The past seven years have seen another of those romances of modern industry that are so common in America—the birth of a new material that surpasses the products of nature in beauty, utility and accessability. From the cauldrons of the chemists has come a new gem, a gem so inexpensive that the meanest of the Sultan's rubies would buy a ton of it, yet surpassing in color, in brilliance, intricacy and delicacy of pattern the finest gems Mother Earth has ever produced and man has ever cut and polished. The ruby is the least of the chemist's accomplishments—jades and carnelians, ivories and ambers, quartzes and lapis lazuli, have all given up their secrets, and are now being poured by the ton daily in a dozen steaming noisy factories into leaden molds, thence to spend five days in the temple of fire, there to undergo as great a change as the real gem undergoes during millions of years of heat and pressure in the bowels of the earth. They emerge at last, to bring fire, beauty and color, not merely to the Sultans and Kings, but to all mankind. Such is the genesis of cast resins—the "gem of modern industry".

Until recently, cast phenolic resins were only available to the manufacturer and volume purchaser, but within the past two or three years various agencies throughout the country have offered them to the school and homecraft trade, and they have taken the craft world by storm. No material ever before offered has presented the beauty and artistic possibilities, combined with the may workability with common equipment, that is found in cast resins, and in no other material can a perfectly-finished, "professional-looking" project be turned out with such limited equipment, minimum labor and comparative inexperience. These factors have made cast resins an instant favorite in arts and crafts circles, as well as among homecrafters and spare-time home manufacturers. No longer must laborious hours be spent in planing, sanding and rubbing-down countless coats of finish, for with these new colored plastics, a few touches with a power sanding-disc and a buffing wheel with the proper compounds yields a surface of unsurpassed beauty and glass-like smoothness, a permanent and indestructible finish, without a coat of any kind of varnish or stain, without waiting for anything to dry, and most important of all, with the same pattern and color all through the material. In other words, mistakes and scratch** can be "buffed off", without doing the job over again.

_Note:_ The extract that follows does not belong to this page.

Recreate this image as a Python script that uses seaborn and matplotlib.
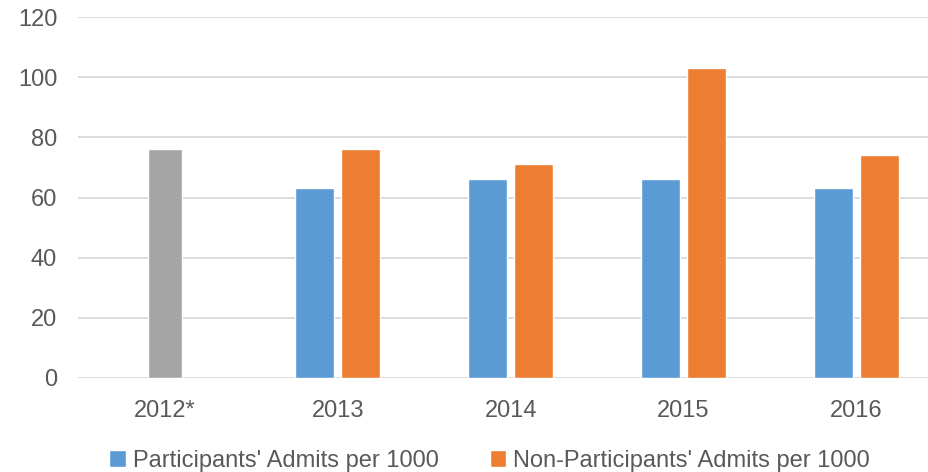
import pandas as pd
import seaborn as sns
import matplotlib.pyplot as plt

# data
categories = ["2012*", "2013", "2014", "2015", "2016"]
years = ["2013", "2014", "2015", "2016"]
participants = [63, 66, 66, 63]
non_participants = [76, 71, 103, 74]
baseline_cat = ["2012*"]
baseline_val = [76]
series = ["Participants' Admits per 1000", "Non-Participants' Admits per 1000"]

df = pd.DataFrame({
    "year": years * 2,
    "value": participants + non_participants,
    "series": [series[0]] * len(years) + [series[1]] * len(years),
})
base = pd.DataFrame({"year": baseline_cat, "value": baseline_val})

sns.set_style("white")
plt.rcParams["font.family"] = ["Liberation Sans", "DejaVu Sans"]
text_col = "#595959"

fig = plt.figure(figsize=(9.29, 4.72), dpi=100)
ax = fig.add_axes([78 / 929, 1 - 378 / 472, (929 - 78) / 929, (378 - 17) / 472])

sns.barplot(data=df, x="year", y="value", hue="series", order=categories,
            hue_order=series, palette=["#5B9BD5", "#ED7D31"], saturation=1,
            width=0.53, gap=0.15, errorbar=None, legend=True, ax=ax, zorder=3)
sns.barplot(data=base, x="year", y="value", order=categories, color="#A5A5A5",
            saturation=1, width=0.2, errorbar=None, ax=ax, zorder=3)

ax.set_ylim(0, 120)
ax.set_yticks(range(0, 121, 20))
ax.set_xlim(-0.503, 4.42)
ax.grid(axis="y", color="#D9D9D9", linewidth=1.3, zorder=0)
ax.set_axisbelow(True)
sns.despine(ax=ax, left=True, bottom=True)
ax.set_xlabel("")
ax.set_ylabel("")
ax.tick_params(axis="y", length=0, pad=15, labelsize=17, labelcolor=text_col)
ax.tick_params(axis="x", length=0, pad=16, labelsize=17, labelcolor=text_col)

handles, labels = ax.get_legend_handles_labels()
ax.get_legend().remove()
fig.legend(handles[:2], labels[:2], loc="lower center", bbox_to_anchor=(0.527, -0.045),
           ncol=2, frameon=False, fontsize=17, labelcolor=text_col,
           handlelength=0.7, handleheight=0.7, handletextpad=0.3, columnspacing=2.15)

fig.savefig("out.png", dpi=100)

This material has captured the attention of the dilletante and serious worker alike, for it provides quick and perfect results with little work, while on the other hand, the serious worker can devote as much time as he desires to his project, confident that full value for his time will be reflected.

A bracelet can be made in ten minutes, which will be the equal of any that can be bought in the stores, or ten evenings of work can be spent on it and it will still reflect proportionate value. But whether ten minutes or ten evenings have been spent on a project, it has that "professional", detail-perfect look and finish that is so difficult, or almost impossible for the amateur to obtain, when working with other materials.

The joy of creating new, beautiful and novel designs which depend almost entirely for their attractiveness on qualities inherent in the material itself and not upon your own labor, of seeing these designs quickly take shape in your hands, the admiration and respect the finished work commands, are realized in full measure in this material.

In classwork, a child with a piece of sandpaper and a file, or a senior with a screw-cutting lathe, can both take home an article they have made which compares favorably with anything their mothers and fathers can buy, and say that "they made it"-the proudest moment in a child's life, and the parent does not have to blush when praising it. The project can be so designed as to cost a few pennies, or a few dollars, and to fit the abilities of any age student.

A block of wood is just a block of wood, and even a piece of steel or polished brass or sheet of pewter, much ai we may admire its smooth texture is still only metal, but plastics—until you have actually worked with it, seen its amazingly beautiful and gem-like brilliance of color and pattern flash into being at a touch on the buffing-wheel, you have no conception of the beauty that can be so created on the simplest of homeworkshop equipment with this remarkable new material. Its warm, smooth skin-you-love-to-touch texture, the fact that its color and texture goes all through the material and can be uncovered at any point by buffing, and the ease with which it can be worked on any type of equipment, or even by hand, are factors which have combined to make it one of the most popular of modern crafts materials.

For the hobbyist, working cast resins provides a really "worthwhile" hobby, one which avoids the embarrassment always occasioned when the audience to which the proud craftsman shows his latest handiwork fails to appreciate its fine points. With cast resin projects, the beauty and utility of the article turned out is so obvious that the most unsympathetic sees it at once, and no apologies or explanations are necessary.